**Data section**
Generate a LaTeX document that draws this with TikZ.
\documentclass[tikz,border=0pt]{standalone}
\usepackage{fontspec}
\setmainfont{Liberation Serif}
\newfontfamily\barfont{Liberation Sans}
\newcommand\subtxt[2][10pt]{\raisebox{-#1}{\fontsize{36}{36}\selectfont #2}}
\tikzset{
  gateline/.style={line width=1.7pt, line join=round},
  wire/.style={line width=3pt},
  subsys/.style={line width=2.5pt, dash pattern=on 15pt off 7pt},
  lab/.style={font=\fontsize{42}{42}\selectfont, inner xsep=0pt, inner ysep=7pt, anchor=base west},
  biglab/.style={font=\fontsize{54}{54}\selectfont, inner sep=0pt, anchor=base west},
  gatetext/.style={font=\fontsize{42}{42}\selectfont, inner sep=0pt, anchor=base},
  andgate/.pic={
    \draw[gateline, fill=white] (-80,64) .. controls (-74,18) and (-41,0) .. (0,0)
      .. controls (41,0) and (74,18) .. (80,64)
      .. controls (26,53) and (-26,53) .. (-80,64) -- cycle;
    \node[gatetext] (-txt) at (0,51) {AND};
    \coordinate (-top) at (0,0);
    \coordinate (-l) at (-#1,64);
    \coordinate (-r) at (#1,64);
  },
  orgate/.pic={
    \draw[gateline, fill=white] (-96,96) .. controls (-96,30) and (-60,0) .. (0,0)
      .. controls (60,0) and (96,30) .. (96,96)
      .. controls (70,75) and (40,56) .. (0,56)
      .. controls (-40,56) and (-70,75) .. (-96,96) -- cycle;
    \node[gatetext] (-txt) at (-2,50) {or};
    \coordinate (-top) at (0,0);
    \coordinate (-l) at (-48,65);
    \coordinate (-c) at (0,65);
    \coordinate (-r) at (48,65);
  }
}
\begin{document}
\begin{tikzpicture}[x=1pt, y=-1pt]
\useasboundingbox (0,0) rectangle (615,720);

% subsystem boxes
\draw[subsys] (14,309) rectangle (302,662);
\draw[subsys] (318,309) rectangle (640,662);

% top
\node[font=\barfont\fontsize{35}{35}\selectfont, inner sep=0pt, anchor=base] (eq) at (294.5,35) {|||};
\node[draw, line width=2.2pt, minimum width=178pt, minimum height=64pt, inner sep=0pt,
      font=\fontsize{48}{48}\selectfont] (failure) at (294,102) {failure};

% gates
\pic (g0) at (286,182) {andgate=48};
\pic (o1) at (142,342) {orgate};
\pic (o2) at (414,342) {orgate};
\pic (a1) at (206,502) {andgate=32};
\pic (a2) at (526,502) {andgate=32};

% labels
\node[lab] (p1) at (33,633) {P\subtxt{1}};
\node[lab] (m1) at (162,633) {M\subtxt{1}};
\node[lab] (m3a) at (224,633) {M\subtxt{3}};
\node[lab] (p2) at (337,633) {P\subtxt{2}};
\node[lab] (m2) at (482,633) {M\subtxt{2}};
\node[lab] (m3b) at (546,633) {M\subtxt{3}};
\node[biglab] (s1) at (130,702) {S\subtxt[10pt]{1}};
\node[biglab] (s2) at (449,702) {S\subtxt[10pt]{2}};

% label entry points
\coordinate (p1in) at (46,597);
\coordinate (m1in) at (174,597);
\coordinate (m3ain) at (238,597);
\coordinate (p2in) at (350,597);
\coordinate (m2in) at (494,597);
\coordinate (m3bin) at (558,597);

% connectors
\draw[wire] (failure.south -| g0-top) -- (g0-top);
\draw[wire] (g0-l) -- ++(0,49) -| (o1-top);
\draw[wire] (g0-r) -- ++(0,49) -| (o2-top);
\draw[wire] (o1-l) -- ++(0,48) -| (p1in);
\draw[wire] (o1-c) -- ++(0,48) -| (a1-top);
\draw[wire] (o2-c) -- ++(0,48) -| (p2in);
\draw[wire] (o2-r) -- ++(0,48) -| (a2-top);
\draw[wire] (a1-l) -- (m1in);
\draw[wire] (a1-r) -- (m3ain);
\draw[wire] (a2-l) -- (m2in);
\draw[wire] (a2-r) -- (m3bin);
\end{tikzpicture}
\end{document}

**Directions for this task**
Please reproduce every line of the material word for word.

**Solution below**
Generate a LaTeX document that draws this with TikZ.
\documentclass[tikz,border=0pt]{standalone}
\usepackage{fontspec}
\setmainfont{Liberation Serif}
\newfontfamily\barfont{Liberation Sans}
\newcommand\subtxt[2][10pt]{\raisebox{-#1}{\fontsize{36}{36}\selectfont #2}}
\tikzset{
  gateline/.style={line width=1.7pt, line join=round},
  wire/.style={line width=3pt},
  subsys/.style={line width=2.5pt, dash pattern=on 15pt off 7pt},
  lab/.style={font=\fontsize{42}{42}\selectfont, inner xsep=0pt, inner ysep=7pt, anchor=base west},
  biglab/.style={font=\fontsize{54}{54}\selectfont, inner sep=0pt, anchor=base west},
  gatetext/.style={font=\fontsize{42}{42}\selectfont, inner sep=0pt, anchor=base},
  andgate/.pic={
    \draw[gateline, fill=white] (-80,64) .. controls (-74,18) and (-41,0) .. (0,0)
      .. controls (41,0) and (74,18) .. (80,64)
      .. controls (26,53) and (-26,53) .. (-80,64) -- cycle;
    \node[gatetext] (-txt) at (0,51) {AND};
    \coordinate (-top) at (0,0);
    \coordinate (-l) at (-#1,64);
    \coordinate (-r) at (#1,64);
  },
  orgate/.pic={
    \draw[gateline, fill=white] (-96,96) .. controls (-96,30) and (-60,0) .. (0,0)
      .. controls (60,0) and (96,30) .. (96,96)
      .. controls (70,75) and (40,56) .. (0,56)
      .. controls (-40,56) and (-70,75) .. (-96,96) -- cycle;
    \node[gatetext] (-txt) at (-2,50) {or};
    \coordinate (-top) at (0,0);
    \coordinate (-l) at (-48,65);
    \coordinate (-c) at (0,65);
    \coordinate (-r) at (48,65);
  }
}
\begin{document}
\begin{tikzpicture}[x=1pt, y=-1pt]
\useasboundingbox (0,0) rectangle (615,720);

% subsystem boxes
\draw[subsys] (14,309) rectangle (302,662);
\draw[subsys] (318,309) rectangle (640,662);

% top
\node[font=\barfont\fontsize{35}{35}\selectfont, inner sep=0pt, anchor=base] (eq) at (294.5,35) {|||};
\node[draw, line width=2.2pt, minimum width=178pt, minimum height=64pt, inner sep=0pt,
      font=\fontsize{48}{48}\selectfont] (failure) at (294,102) {failure};

% gates
\pic (g0) at (286,182) {andgate=48};
\pic (o1) at (142,342) {orgate};
\pic (o2) at (414,342) {orgate};
\pic (a1) at (206,502) {andgate=32};
\pic (a2) at (526,502) {andgate=32};

% labels
\node[lab] (p1) at (33,633) {P\subtxt{1}};
\node[lab] (m1) at (162,633) {M\subtxt{1}};
\node[lab] (m3a) at (224,633) {M\subtxt{3}};
\node[lab] (p2) at (337,633) {P\subtxt{2}};
\node[lab] (m2) at (482,633) {M\subtxt{2}};
\node[lab] (m3b) at (546,633) {M\subtxt{3}};
\node[biglab] (s1) at (130,702) {S\subtxt[10pt]{1}};
\node[biglab] (s2) at (449,702) {S\subtxt[10pt]{2}};

% label entry points
\coordinate (p1in) at (46,597);
\coordinate (m1in) at (174,597);
\coordinate (m3ain) at (238,597);
\coordinate (p2in) at (350,597);
\coordinate (m2in) at (494,597);
\coordinate (m3bin) at (558,597);

% connectors
\draw[wire] (failure.south -| g0-top) -- (g0-top);
\draw[wire] (g0-l) -- ++(0,49) -| (o1-top);
\draw[wire] (g0-r) -- ++(0,49) -| (o2-top);
\draw[wire] (o1-l) -- ++(0,48) -| (p1in);
\draw[wire] (o1-c) -- ++(0,48) -| (a1-top);
\draw[wire] (o2-c) -- ++(0,48) -| (p2in);
\draw[wire] (o2-r) -- ++(0,48) -| (a2-top);
\draw[wire] (a1-l) -- (m1in);
\draw[wire] (a1-r) -- (m3ain);
\draw[wire] (a2-l) -- (m2in);
\draw[wire] (a2-r) -- (m3bin);
\end{tikzpicture}
\end{document}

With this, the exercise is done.